Monastery information
- Order: Serbian Orthodox Church
- Established: 2000
- Dedication: Most Holy Theotokos
- Diocese: Eparchy of Zachlumia, Herzegovina, and the Littoral

People
- Important associated figures: Predrag Ristić (architect)

Site
- Location: Trebinje, Republika Srpska, Bosnia and Herzegovina
- Coordinates: 42°42′38″N 18°21′35″E﻿ / ﻿42.71056°N 18.35972°E

= Hercegovačka Gračanica =

Serbian Orthodox monastery in Trebinje, Bosnia and Herzegovina

The Hercegovačka Gračanica Monastery (Манастир Херцеговачка Грачаница) is a Serbian Orthodox monastery located in Trebinje, Bosnia and Herzegovina.

==History==
The monastery is located above the town, on the historic Crkvina Hill. Crkvina Hill has expansive views of Trebinje and has been a place of pilgrimage throughout the ages.

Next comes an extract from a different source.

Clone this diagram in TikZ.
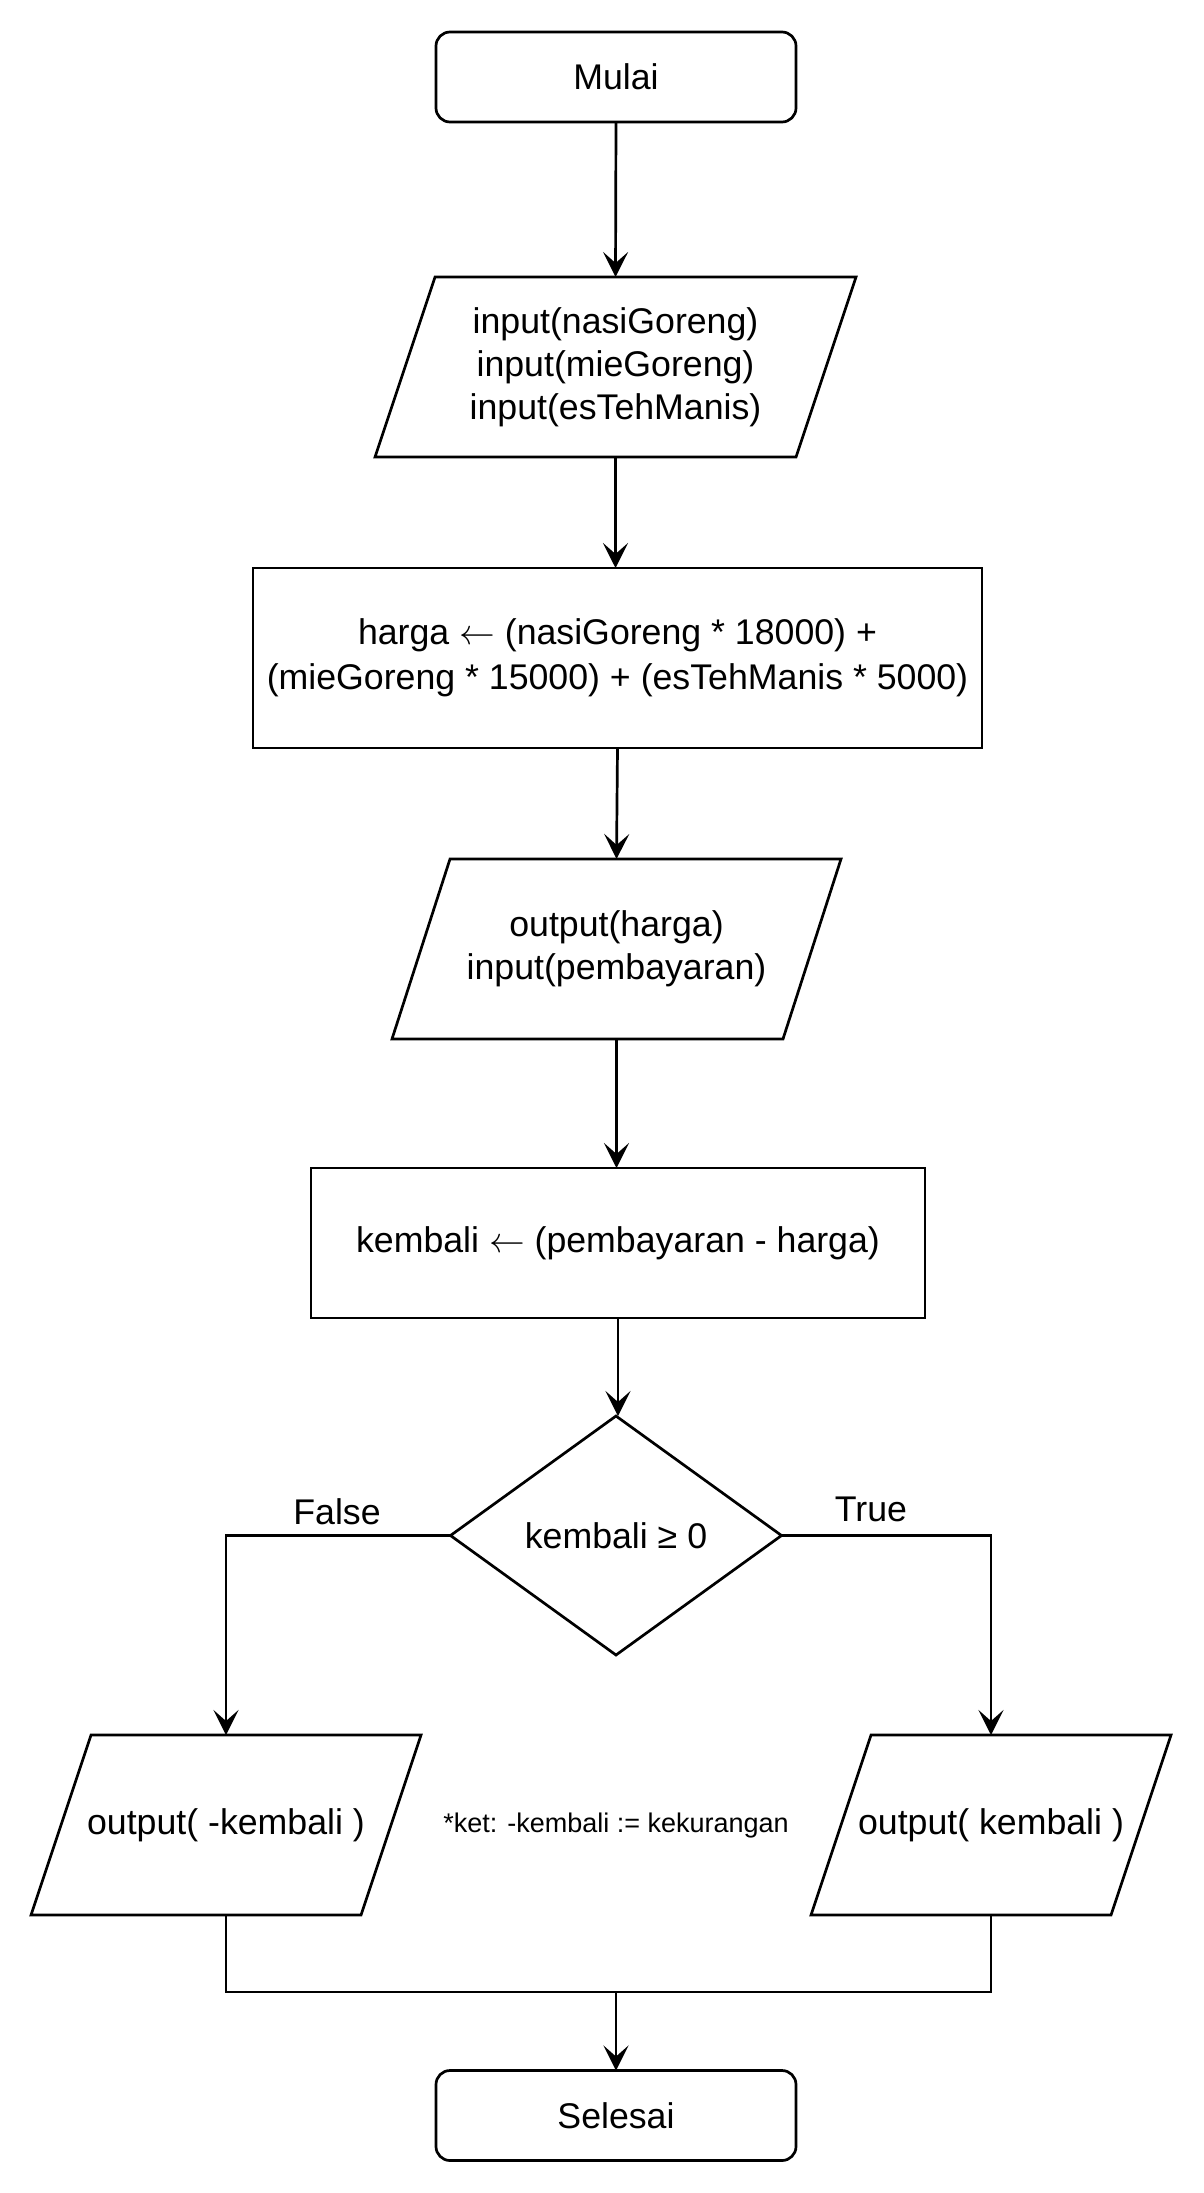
\documentclass[tikz,border=0pt]{standalone}
\usepackage{fontspec}
\setmainfont{Liberation Sans}
\DeclareFontShape{OMS}{cmsy}{m}{n}{<->cmsy10}{}
\DeclareFontShape{OML}{cmm}{m}{it}{<->cmmi10}{}
\usetikzlibrary{arrows.meta,shapes.geometric}
\tikzset{
  base/.style={font=\fontsize{35.7}{43}\selectfont, align=center, line width=2.7pt, inner sep=0pt, outer sep=0pt},
  term/.style={base, draw, rectangle, rounded corners=14pt, minimum width=360pt, minimum height=90pt},
  procbox/.style={base, draw, rectangle},
  iobox/.style={base, rectangle},
  decis/.style={base, draw, diamond, minimum width=331pt, minimum height=239pt},
  conn/.style={line width=2.7pt, -{Stealth[length=25pt,width=25pt,inset=11pt]}},
  plainline/.style={line width=2.7pt},
  lbl/.style={font=\fontsize{35.7}{43}\selectfont, inner sep=0pt},
  note/.style={font=\fontsize{27}{32}\selectfont, inner sep=0pt}
}
\newcommand\drawpara[2]{\draw[plainline] ([xshift=#2]#1.north west) -- (#1.north east) -- ([xshift=-#2]#1.south east) -- (#1.south west) -- cycle;}
\newcommand\larr{\(\leftarrow\)}
\begin{document}
\begin{tikzpicture}[x=1pt,y=-1pt]
\useasboundingbox[fill=white] (0,0) rectangle (1203,2193);

\node[term] (start) at (616,77) {Mulai};
\node[iobox, minimum width=481pt, minimum height=180pt] (in1) at (615.5,367) {input(nasiGoreng)\\input(mieGoreng)\\input(esTehManis)};
\drawpara{in1}{60pt}
\node[procbox, minimum width=729pt, minimum height=180pt, font=\fontsize{35.7}{45}\selectfont] (harga) at (617.5,658) {harga \larr{} (nasiGoreng * 18000) +\\(mieGoreng * 15000) + (esTehManis * 5000)};
\node[iobox, minimum width=449pt, minimum height=180pt] (out1) at (616.5,949) {output(harga)\\input(pembayaran)};
\drawpara{out1}{58pt}
\node[procbox, minimum width=614pt, minimum height=150pt] (kemb) at (618,1243) {kembali \larr{} (pembayaran - harga)};
\node[decis] (dec) at (616,1535.5) {kembali ≥ 0};
\node[iobox, minimum width=390pt, minimum height=180pt] (outL) at (226,1825) {output( -kembali )};
\drawpara{outL}{60pt}
\node[iobox, minimum width=360pt, minimum height=180pt] (outR) at (991,1825) {output( kembali )};
\drawpara{outR}{60pt}
\node[note] (ket) at (616,1825) {*ket: -kembali := kekurangan};
\node[term] (stop) at (616,2115.5) {Selesai};
\coordinate (merge) at (616,1992);

\node[lbl] (fl) at (337,1512) {False};
\node[lbl] (tl) at (871,1509) {True};

\draw[conn] (start.south) -- (in1.north);
\draw[conn] (in1.south) -- (in1.south |- harga.north);
\draw[conn] (harga.south) -- (out1.north);
\draw[conn] (out1.south) -- (kemb.north -| out1.south);
\draw[conn] (kemb.south) -- (kemb.south |- dec.north);
\draw[conn] (dec.west) -| (outL.north);
\draw[conn] (dec.east) -| (outR.north);
\draw[plainline] (outL.south) |- (merge);
\draw[plainline] (outR.south) |- (merge);
\draw[conn] (merge) -- (stop.north);
\end{tikzpicture}
\end{document}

At the current site of Hercegovacka Gračanica there was once the Church of Saint Michael, the medieval endowment of Serbian King Milutin.

Largely a copy of the Gračanica monastery in Kosovo, Hercegovačka Gračanica was built according to the last wish of the prominent poet and diplomat Jovan Dučić, who wanted to be buried on a hill above Trebinje in a church like "one in Kosovo". Dučić's remains were transferred from United States to Hercegovačka Gračanica in 2000.